Applications include:
- Electric field calculations
- Electrostatic shielding
- Capacitor analysis
Poisson’s Equation
When charges are present, the electric potential satisfies Poisson’s equation.
[
\nabla^2 V = -\frac{\rho}{\epsilon_0}
]
Where:
- ( \rho ) = charge density
Poisson’s equation describes how electric potential is influenced by charge distributions.
This equation is widely used in:
- Semiconductor physics
- Plasma physics
- Electromagnetic modeling
Electric Potential in Conductors
In electrostatic equilibrium, conductors have special properties.
Important characteristics include:
- Electric field inside a conductor is zero.
- Electric potential is constant throughout the conductor.
- Excess charge resides on the surface.
These properties are used in designing electrostatic shielding devices such as Faraday cages.
Applications of Electric Potential Theory
Electric potential theory is used in many practical applications.
Capacitors
Store electrical energy using electric potential differences.
Semiconductor Devices
Potential distributions determine electron movement in devices.
Particle Accelerators
Charged particles gain energy through electric potential differences.
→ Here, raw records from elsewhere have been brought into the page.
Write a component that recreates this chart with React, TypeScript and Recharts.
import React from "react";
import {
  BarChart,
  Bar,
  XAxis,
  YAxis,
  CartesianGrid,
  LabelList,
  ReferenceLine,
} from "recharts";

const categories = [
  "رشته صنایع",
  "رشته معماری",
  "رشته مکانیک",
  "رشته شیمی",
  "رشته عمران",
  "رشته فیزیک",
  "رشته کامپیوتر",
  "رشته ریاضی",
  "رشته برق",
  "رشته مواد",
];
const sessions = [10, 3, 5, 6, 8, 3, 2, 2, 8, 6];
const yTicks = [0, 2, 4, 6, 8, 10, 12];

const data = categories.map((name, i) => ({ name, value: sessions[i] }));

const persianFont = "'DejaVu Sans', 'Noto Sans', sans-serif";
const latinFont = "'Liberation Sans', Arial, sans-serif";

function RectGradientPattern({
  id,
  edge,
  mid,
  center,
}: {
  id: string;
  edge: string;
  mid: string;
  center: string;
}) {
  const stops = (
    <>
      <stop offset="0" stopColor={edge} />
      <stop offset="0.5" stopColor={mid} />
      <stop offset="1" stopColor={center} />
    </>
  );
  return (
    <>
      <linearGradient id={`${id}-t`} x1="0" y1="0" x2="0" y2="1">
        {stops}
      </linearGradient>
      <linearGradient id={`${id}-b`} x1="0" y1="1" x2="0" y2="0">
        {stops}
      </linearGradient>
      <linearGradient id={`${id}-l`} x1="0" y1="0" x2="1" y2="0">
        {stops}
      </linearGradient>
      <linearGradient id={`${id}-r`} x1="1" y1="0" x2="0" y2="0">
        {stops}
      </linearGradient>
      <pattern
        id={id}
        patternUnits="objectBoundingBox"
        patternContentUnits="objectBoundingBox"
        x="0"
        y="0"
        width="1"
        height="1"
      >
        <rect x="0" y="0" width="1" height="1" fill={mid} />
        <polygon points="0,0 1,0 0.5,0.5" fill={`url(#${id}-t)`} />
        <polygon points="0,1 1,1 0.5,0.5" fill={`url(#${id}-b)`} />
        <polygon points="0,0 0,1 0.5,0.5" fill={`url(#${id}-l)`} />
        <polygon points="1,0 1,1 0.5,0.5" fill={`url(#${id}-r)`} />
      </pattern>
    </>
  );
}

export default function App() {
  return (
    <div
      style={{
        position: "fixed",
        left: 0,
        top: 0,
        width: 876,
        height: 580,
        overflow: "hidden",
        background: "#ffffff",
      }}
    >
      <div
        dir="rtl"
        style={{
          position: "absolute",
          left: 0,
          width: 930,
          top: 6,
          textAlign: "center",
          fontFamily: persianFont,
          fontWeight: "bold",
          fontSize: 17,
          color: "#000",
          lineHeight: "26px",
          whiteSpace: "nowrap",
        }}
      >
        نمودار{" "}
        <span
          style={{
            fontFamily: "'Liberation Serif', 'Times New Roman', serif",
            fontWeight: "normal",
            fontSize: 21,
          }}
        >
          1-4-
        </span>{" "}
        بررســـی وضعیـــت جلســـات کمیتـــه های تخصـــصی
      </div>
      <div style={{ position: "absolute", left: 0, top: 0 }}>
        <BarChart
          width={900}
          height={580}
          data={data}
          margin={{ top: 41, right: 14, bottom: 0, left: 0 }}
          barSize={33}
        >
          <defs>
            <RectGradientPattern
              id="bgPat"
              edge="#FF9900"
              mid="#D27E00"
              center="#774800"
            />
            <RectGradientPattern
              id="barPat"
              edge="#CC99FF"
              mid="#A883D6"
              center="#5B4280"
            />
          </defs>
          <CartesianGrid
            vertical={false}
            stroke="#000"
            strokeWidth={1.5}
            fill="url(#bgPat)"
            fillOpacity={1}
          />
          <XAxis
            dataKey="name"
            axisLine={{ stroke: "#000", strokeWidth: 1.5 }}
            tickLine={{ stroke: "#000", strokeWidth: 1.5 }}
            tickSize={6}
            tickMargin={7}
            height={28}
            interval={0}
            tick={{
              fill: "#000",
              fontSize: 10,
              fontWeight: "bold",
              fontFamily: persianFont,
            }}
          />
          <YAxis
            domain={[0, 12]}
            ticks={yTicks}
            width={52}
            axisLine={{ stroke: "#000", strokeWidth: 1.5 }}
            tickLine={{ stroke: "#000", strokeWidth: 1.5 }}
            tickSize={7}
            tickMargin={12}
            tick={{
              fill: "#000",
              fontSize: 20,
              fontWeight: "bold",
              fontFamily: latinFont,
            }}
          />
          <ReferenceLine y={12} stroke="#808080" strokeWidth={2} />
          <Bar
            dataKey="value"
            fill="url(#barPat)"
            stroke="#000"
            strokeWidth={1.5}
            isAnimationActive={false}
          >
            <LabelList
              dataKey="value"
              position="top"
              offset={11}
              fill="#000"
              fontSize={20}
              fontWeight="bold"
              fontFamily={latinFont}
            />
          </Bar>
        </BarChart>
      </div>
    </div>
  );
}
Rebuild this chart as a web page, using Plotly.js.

Electrostatic Precipitators
Remove particles from industrial exhaust gases.
Electric potential theory is fundamental in designing electrical and electronic systems.
Importance in Physics
Electric potential theory provides powerful tools for analyzing electric fields and charge interactions.
It simplifies many problems in electrostatics by focusing on scalar potential rather than vector fields.
The theory also forms the basis for solving complex electromagnetic problems in physics and engineering.
Conclusion
Electric potential theory is a key concept in electromagnetism that describes how electric fields and charges interact through energy relationships. By defining electric potential as work done per unit charge, physicists can analyze electric fields using scalar quantities.
The theory includes important mathematical tools such as equipotential surfaces, Laplace’s equation, and Poisson’s equation, which allow scientists to solve complex electrostatic problems.
Electric potential theory plays an essential role in modern science and technology, influencing fields such as electrical engineering, electronics, plasma physics, and semiconductor physics. Understanding this theory provides deeper insight into the behavior of electric fields and the energy stored in electrical systems.